== Task ==
Copy each line below in which the word "this" occurs.

== Records ==
# # # # #

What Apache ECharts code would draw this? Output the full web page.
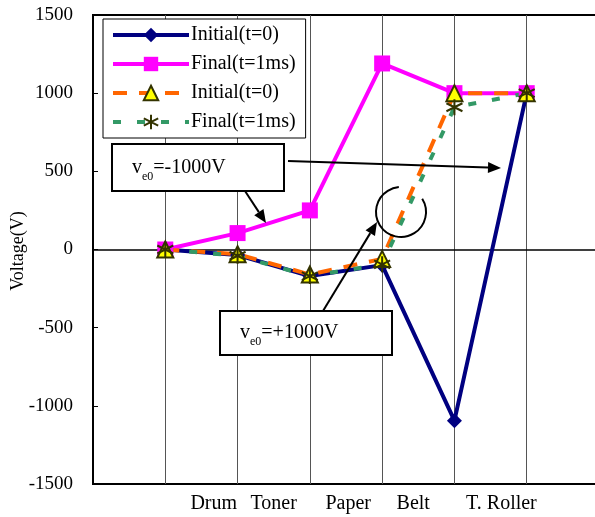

# # # # #

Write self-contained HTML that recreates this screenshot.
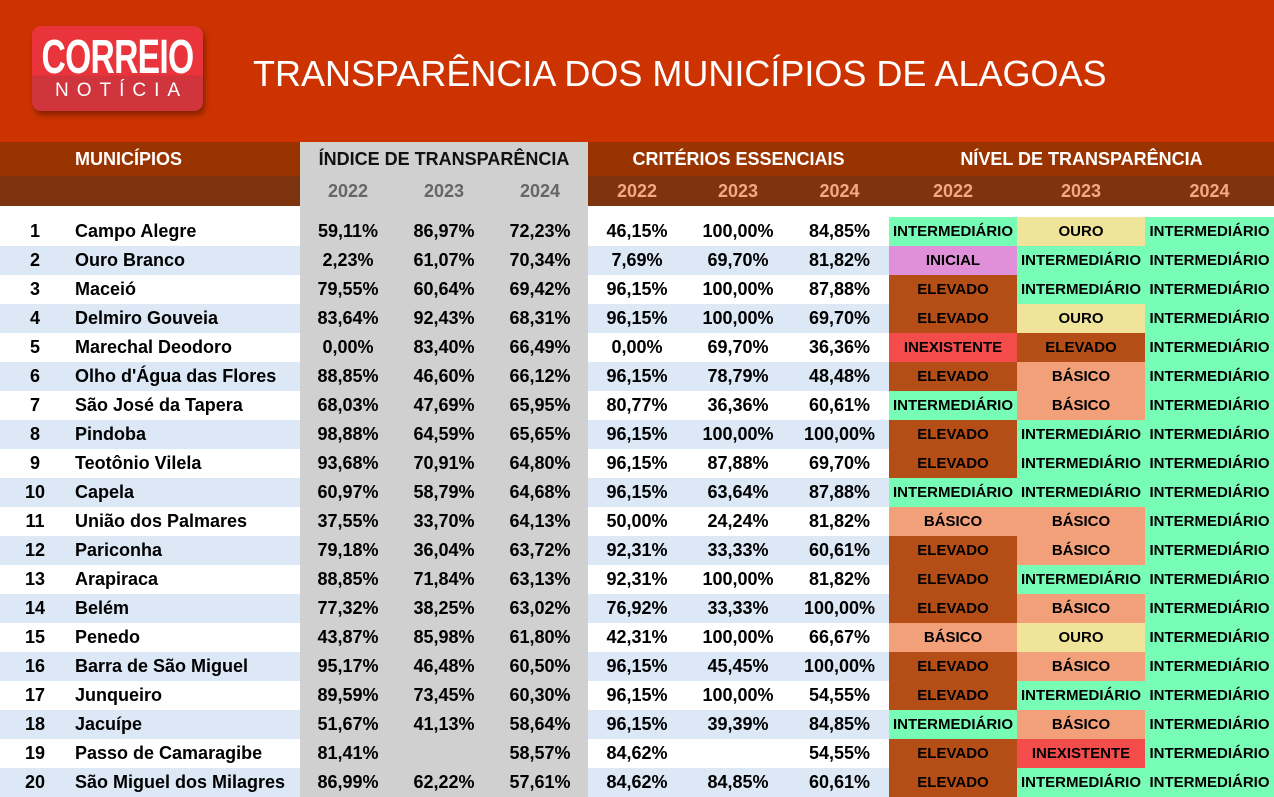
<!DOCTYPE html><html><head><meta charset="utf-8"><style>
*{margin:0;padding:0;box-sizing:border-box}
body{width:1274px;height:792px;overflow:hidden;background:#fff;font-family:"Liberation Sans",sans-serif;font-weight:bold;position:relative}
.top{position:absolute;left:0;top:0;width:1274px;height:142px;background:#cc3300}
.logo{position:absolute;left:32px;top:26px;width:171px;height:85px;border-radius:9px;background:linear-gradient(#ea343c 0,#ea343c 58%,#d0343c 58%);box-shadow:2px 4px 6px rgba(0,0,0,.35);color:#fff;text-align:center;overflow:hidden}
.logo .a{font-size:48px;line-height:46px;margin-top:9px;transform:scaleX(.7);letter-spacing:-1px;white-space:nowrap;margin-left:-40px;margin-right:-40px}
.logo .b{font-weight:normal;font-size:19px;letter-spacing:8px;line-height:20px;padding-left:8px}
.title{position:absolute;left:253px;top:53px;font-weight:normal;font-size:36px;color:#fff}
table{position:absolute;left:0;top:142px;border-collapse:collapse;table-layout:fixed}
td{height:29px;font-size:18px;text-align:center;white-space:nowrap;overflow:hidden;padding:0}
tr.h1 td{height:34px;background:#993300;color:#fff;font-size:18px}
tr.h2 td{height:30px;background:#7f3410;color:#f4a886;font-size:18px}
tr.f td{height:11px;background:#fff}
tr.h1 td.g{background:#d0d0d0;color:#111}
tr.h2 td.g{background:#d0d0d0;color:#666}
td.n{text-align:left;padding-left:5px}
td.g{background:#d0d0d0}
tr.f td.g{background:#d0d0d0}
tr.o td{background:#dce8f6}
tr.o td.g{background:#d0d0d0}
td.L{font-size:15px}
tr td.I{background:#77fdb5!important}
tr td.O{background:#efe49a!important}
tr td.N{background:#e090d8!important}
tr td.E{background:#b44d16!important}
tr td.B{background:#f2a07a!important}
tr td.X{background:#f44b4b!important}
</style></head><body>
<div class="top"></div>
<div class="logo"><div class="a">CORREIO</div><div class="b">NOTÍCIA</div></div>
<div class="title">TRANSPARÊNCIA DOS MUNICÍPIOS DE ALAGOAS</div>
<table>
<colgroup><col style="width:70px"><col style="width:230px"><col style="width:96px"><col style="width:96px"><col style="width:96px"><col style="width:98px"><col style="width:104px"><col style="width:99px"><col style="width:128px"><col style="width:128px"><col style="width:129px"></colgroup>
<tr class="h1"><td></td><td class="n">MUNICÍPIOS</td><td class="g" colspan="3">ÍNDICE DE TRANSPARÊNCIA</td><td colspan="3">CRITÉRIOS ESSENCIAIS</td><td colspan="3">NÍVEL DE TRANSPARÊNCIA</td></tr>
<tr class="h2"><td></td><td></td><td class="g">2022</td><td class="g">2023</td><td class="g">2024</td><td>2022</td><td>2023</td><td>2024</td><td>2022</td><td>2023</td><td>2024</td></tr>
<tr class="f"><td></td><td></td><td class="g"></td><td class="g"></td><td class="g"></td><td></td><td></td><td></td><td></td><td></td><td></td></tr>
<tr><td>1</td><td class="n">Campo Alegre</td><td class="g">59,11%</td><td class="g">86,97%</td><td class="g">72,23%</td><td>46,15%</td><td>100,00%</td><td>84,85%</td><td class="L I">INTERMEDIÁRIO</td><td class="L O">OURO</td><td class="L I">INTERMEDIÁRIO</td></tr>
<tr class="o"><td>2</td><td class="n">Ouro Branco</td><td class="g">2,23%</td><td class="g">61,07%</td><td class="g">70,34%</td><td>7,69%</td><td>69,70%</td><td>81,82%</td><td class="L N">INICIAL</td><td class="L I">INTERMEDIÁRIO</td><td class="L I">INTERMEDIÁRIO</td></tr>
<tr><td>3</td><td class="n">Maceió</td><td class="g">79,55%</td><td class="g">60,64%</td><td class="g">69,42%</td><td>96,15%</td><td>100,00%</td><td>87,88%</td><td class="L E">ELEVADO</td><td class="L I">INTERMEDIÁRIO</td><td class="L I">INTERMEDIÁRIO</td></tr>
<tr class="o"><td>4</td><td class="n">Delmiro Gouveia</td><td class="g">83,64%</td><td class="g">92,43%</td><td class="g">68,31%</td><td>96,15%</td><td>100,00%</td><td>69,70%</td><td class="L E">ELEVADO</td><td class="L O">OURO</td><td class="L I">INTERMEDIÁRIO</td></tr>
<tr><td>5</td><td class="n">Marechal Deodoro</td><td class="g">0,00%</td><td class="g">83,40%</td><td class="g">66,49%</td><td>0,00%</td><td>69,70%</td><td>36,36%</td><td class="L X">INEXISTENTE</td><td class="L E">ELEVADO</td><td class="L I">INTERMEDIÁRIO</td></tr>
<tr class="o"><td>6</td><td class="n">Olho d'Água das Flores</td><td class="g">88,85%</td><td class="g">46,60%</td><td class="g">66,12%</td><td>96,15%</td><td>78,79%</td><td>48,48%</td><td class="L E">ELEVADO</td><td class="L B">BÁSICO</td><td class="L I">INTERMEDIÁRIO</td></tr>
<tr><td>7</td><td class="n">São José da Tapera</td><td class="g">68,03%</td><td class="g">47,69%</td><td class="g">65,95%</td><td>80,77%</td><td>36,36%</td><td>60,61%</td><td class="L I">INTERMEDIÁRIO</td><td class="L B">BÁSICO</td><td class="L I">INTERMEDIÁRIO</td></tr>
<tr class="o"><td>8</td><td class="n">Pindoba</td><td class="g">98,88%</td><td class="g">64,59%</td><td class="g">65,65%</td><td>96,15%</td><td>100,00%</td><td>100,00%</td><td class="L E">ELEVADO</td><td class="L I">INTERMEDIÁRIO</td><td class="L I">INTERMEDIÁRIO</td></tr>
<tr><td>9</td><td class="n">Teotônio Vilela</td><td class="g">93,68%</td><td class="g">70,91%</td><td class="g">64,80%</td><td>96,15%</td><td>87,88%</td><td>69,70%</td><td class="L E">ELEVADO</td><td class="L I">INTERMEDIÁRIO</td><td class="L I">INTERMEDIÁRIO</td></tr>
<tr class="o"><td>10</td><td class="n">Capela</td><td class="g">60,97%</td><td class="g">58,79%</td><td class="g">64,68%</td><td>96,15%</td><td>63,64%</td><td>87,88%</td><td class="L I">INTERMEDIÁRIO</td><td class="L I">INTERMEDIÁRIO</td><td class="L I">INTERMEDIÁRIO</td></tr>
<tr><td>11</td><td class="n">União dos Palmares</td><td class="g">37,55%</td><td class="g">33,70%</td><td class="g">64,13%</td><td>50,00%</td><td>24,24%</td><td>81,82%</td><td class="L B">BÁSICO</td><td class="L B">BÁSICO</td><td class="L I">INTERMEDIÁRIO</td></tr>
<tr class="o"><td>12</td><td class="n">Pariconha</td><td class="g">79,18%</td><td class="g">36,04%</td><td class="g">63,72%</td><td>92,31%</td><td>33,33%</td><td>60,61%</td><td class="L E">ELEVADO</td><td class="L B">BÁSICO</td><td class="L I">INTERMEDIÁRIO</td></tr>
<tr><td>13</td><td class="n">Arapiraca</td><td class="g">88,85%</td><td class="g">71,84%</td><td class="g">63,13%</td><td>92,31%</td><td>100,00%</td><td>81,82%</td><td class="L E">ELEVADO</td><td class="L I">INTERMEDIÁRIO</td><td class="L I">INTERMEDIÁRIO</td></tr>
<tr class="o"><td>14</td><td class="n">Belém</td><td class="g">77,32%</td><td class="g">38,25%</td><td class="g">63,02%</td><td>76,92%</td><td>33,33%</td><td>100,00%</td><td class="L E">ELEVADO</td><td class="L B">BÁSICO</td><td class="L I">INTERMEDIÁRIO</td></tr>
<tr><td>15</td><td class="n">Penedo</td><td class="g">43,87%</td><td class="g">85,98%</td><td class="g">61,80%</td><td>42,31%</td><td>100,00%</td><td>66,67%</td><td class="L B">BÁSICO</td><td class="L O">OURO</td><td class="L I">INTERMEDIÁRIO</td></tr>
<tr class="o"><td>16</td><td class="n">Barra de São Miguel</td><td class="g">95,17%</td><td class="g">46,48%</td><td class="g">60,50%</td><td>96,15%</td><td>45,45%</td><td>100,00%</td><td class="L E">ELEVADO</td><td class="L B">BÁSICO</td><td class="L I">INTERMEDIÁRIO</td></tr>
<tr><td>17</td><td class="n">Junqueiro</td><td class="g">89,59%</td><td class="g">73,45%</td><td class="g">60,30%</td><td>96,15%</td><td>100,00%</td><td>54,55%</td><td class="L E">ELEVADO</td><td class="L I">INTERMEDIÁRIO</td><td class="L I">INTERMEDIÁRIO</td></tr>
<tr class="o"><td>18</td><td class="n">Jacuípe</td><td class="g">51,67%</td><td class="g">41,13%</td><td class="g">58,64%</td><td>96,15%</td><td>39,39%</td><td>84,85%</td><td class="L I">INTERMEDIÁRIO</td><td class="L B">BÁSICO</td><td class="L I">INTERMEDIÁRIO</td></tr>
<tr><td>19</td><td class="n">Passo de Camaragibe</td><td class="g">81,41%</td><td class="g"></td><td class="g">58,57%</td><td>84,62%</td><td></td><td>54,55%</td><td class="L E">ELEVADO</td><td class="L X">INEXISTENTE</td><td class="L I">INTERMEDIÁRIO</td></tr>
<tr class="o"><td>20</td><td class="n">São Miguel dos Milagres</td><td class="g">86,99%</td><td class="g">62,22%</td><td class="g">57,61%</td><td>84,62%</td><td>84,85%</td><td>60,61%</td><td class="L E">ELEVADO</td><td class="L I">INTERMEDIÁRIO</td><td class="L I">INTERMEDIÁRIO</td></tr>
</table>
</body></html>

# # # # #

== Answer to the problem ==
What Apache ECharts code would draw this? Output the full web page.
Write self-contained HTML that recreates this screenshot.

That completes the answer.